We received the drafts of these calls last week. I expect nearly all of them will receive near unanimous affirmation. Controversially, the draft Lambeth Call on Human Dignity includes the suggestion that we vote on affirming Lambeth 1:10 – a resolution from Lambeth 1998 that says Christian marriage is only between a man and a woman. This is a surprise to many of us. We certainly expected to have conversations about a wide range of issues and it is not surprising that this might be a topic of discussion. But voting on it strikes many of us as problematic.

It should be no surprise that many bishops will want to affirm the historic understanding of marriage and this might well be a majority. On the one hand, this would not be news. We know that the position the Episcopal Church and others have come to that that historic understanding can be faithfully expanded to include same-gender marriages is still a “minority report” within the Anglican Communion.

But such a declaration of a majority will do nothing to lessen the threat to the lives and flourishing of LGBTQ people who are members of every province of the Communion. It may well exacerbate it. Therefore, many bishops have expressed concern and are committed to finding a different way. I am committed to finding a different way.

I expect that if there is a “vote” it will reveal that the majority of bishops believe what is generally referred to as the traditional view. But I also expect it will reveal that that majority is not overwhelming, and we are far from one mind. A vote will not change the reality in the Episcopal Church and other provinces like Brazil, Mexico, New Zealand, Australia, Canada, Korea, Scotland, Wales that have come to similar conclusions. It will not change the trajectory of other provinces, including the Church of England. In fact, there is a diversity of views on this in every province. I hope that before there is a vote, the language is amended to better represent that diversity of conviction and practice in our Communion.

What does this mean for us?

The Anglican Communion is not like the Roman Catholic Church. The Archbishop of Canterbury is not the Anglican pope. The office is more like Patriarch of Constantinople in the Eastern Orthodox Churches– respected and taken seriously but with no direct authority beyond the Province of the Church of England. Similarly, the Lambeth Conference was never meant to be an authoritative body.

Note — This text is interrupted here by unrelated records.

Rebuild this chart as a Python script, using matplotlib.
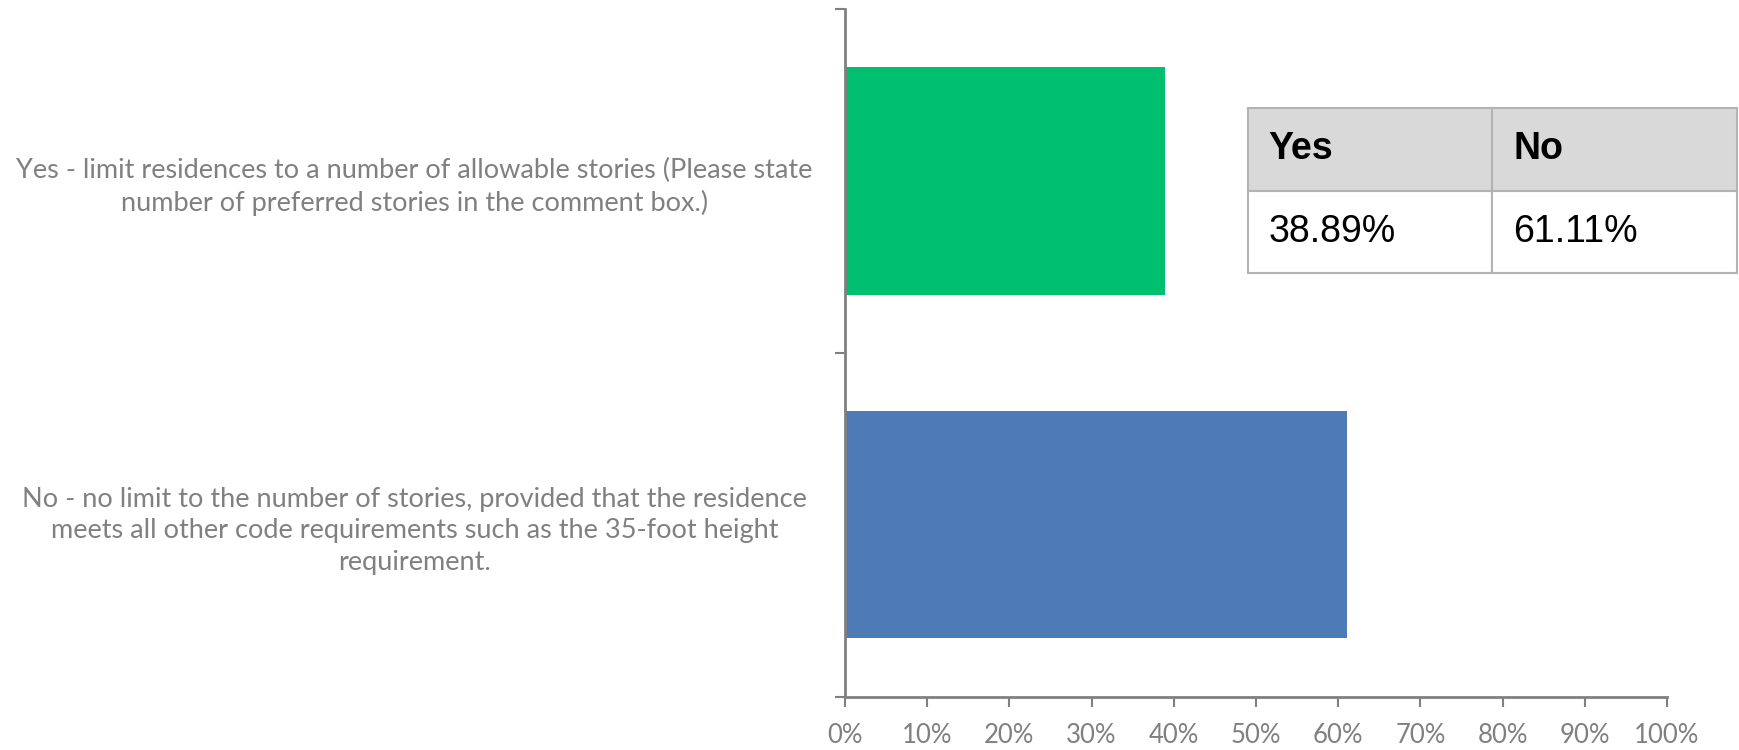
import matplotlib.pyplot as plt

# survey answers (top to bottom)
labels = [
    "Yes - limit residences to a number of allowable stories (Please state\nnumber of preferred stories in the comment box.)",
    "No - no limit to the number of stories, provided that the residence\nmeets all other code requirements such as the 35-foot height\nrequirement.",
]
values = [38.89, 61.11]
bar_colors = ["#00bf6f", "#4e7bb5"]
x_ticks = list(range(0, 101, 10))
table_header = ["Yes", "No"]
table_values = ["38.89%", "61.11%"]

gray = "#808080"

fig = plt.figure(figsize=(17.4, 7.5), dpi=100)
ax = fig.add_axes([0.4856, 0.0707, 0.9580 - 0.4856, 0.988 - 0.0707])

ypos = [1.5, 0.5]
ax.barh(ypos, values, height=0.66, color=bar_colors)

ax.set_xlim(0, 100)
ax.set_ylim(0, 2)
ax.set_xticks(x_ticks)
ax.set_xticklabels([f"{t}%" for t in x_ticks], fontsize=18.5, color=gray, family="Lato")
ax.set_yticks([0, 1, 2])
ax.set_yticklabels([])
ax.set_yticks(ypos, minor=True)
ax.set_yticklabels(labels, minor=True, fontsize=19.5, color=gray, family="Lato",
                   ha="center", linespacing=1.32)
ax.tick_params(axis="y", which="minor", length=0, pad=310)
ax.tick_params(axis="both", which="major", length=7, width=1.5, color=gray, direction="out")
ax.tick_params(axis="x", pad=12)

for side in ["top", "right"]:
    ax.spines[side].set_visible(False)
for side in ["left", "bottom"]:
    ax.spines[side].set_color(gray)
    ax.spines[side].set_linewidth(2)

# summary table
tax = fig.add_axes([0.7172, 0.636, 0.9983 - 0.7172, 0.856 - 0.636])
tax.axis("off")
tbl = tax.table(cellText=[table_header, table_values], bbox=[0, 0, 1, 1], cellLoc="left")
tbl.auto_set_font_size(False)
for (r, c), cell in tbl.get_celld().items():
    cell.set_edgecolor("#b3b3b3")
    cell.set_linewidth(1.5)
    cell.PAD = 0.085
    cell.get_text().set_fontsize(27)
    cell.get_text().set_family("Liberation Sans")
    if r == 0:
        cell.set_facecolor("#d9d9d9")
        cell.get_text().set_fontweight("bold")

fig.savefig("out.png", dpi=100)
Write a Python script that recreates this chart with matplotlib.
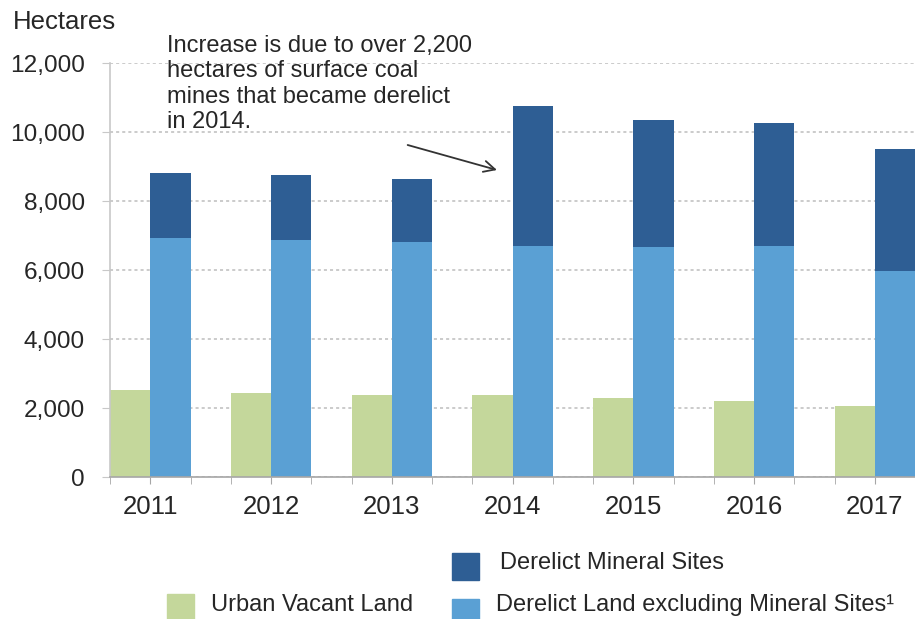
import numpy as np
import matplotlib
matplotlib.use("Agg")
import matplotlib.pyplot as plt
from matplotlib.patches import Rectangle

# values (hectares)
years = ["2011", "2012", "2013", "2014", "2015", "2016", "2017"]
urban_vacant = [2535, 2440, 2390, 2390, 2300, 2190, 2060]
derelict_excl_mineral = [6940, 6880, 6820, 6690, 6660, 6690, 5980]
derelict_mineral = [1870, 1870, 1830, 4060, 3680, 3560, 3530]

GREEN = "#C4D79B"
LIGHT = "#5AA0D4"
DARK = "#2E5E94"
TEXT = "#262626"

plt.rcParams["font.family"] = ["Liberation Sans", "DejaVu Sans"]
FS = 17       # annotation and legend
FS_AX = 18.5  # year labels and unit label
FS_Y = 17.6   # y tick labels

W, H = 915, 619
fig = plt.figure(figsize=(W / 100, H / 100), dpi=100)


def fx(px):
    return px / W


def fy(py):
    return 1 - py / H


ax = fig.add_axes([fx(110), fy(477), fx(915 - 110), (477 - 63) / H])

x = np.arange(len(years))
bw = 1 / 3
ax.bar(x - bw / 2, urban_vacant, width=bw, color=GREEN, zorder=2)
ax.bar(x + bw / 2, derelict_excl_mineral, width=bw, color=LIGHT, zorder=2)
ax.bar(x + bw / 2, derelict_mineral, width=bw, bottom=derelict_excl_mineral,
       color=DARK, zorder=2)

ax.set_xlim(-1 / 3, -1 / 3 + (915 - 110) / 121.7)
ax.set_ylim(0, 12000)

ax.set_yticks(np.arange(0, 12001, 2000))
ax.set_yticklabels([f"{v:,}" for v in range(0, 12001, 2000)])
ax.set_xticks(x)
ax.set_xticklabels(years)
ax.set_xticks(np.concatenate([x - bw, x + bw]), minor=True)

ax.yaxis.grid(True, linestyle=(0, (2, 2)), color="#BDBDBD", linewidth=1.1, zorder=0)
ax.set_axisbelow(True)

for s in ["top", "right"]:
    ax.spines[s].set_visible(False)
ax.spines["left"].set_color("#C8C8C8")
ax.spines["left"].set_linewidth(1.2)
ax.spines["bottom"].set_color("#A6A6A6")
ax.spines["bottom"].set_linewidth(1.2)

ax.tick_params(axis="y", length=6, color="#C8C8C8", pad=12, labelsize=FS_Y, labelcolor=TEXT)
ax.tick_params(axis="x", which="both", length=5, color="#A6A6A6", pad=8,
               labelsize=FS_AX, labelcolor=TEXT)

fig.text(fx(13), fy(22), "Hectares", fontsize=FS_AX, color=TEXT, va="center", ha="left")

fig.text(fx(167), fy(35),
         "Increase is due to over 2,200\nhectares of surface coal\n"
         "mines that became derelict\nin 2014.",
         fontsize=FS, color=TEXT, va="top", ha="left", linespacing=1.2)

# arrow pointing at the 2014 bar
ax.annotate("", xy=((500 - 110) / 121.7 - 1 / 3, (477 - 170) / 414 * 12000),
            xytext=((410 - 110) / 121.7 - 1 / 3, (477 - 145) / 414 * 12000),
            arrowprops=dict(arrowstyle="->", color="#333333", lw=1.3,
                            mutation_scale=20, shrinkA=0, shrinkB=0))

# legend drawn by hand to match the layout of the original
legend_items = [
    (GREEN, "Urban Vacant Land", 167, 594, 211, 605),
    (DARK, "Derelict Mineral Sites", 452, 553, 500, 563),
    (LIGHT, "Derelict Land excluding Mineral Sites\u00b9", 452, 599, 496, 605),
]
for col, label, sx, sy, tx, ty in legend_items:
    fig.add_artist(Rectangle((fx(sx), fy(sy + 27)), fx(27), 27 / H,
                             transform=fig.transFigure, color=col, clip_on=False))
    fig.text(fx(tx), fy(ty), label, fontsize=FS, color=TEXT, va="center", ha="left")

fig.savefig("out.png", dpi=100)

What the bishops affirm together is not insignificant, and we will want to take each affirmation seriously. But nothing the bishops say there will be binding on every province. The dioceses of Wisconsin, including Fond du Lac and Eau Claire have made it clear that LGBTQ people are welcome in our congregations, most of which have declared themselves prepared to celebrate same-sex marriages. It will also not change the fact that we will continue to recognize that many of our members disagree with that position. They, too, are welcome. Nor will it change the fact that we will continue to strive to engage one another with honesty, charity, generosity, and holy curiosity.

That posture of honesty, charity, generosity, and holy curiosity is what Leslie and I will be adopting and practicing while we are at the Lambeth Conference. Perhaps it is fitting that the bishops and spouses will be studying 1 Peter together which includes one of my favorite lines from the Bible, “Always be ready to make your defense to anyone who demands from you an account of the hope that is in you; yet do it with gentleness and reverence” (1 Peter 3:15-16).

Communion is hard

To be a Christian is to be called together as members of one another in the body of Christ. The body that is the Anglican Communion is made of a wide variety of people from almost every continent with different theological convictions and a profound diversity of cultural and political contexts. That can make belonging to one another challenging. But it is also beautiful. And it points to God's desire that human diversity will be lived as a rich, harmoniuos solidarity. Leslie and I look forward to experiencing a slice of it at the Lambeth Conference.

1 comment:

  1. Thank you for your witness Bishop, safe travel, for you and Leslie, Also, for your clarity about direct authority. Hopefully, the Bishops can affirm how to live in a diverse and inclusive world. My prayers for this week's gathering.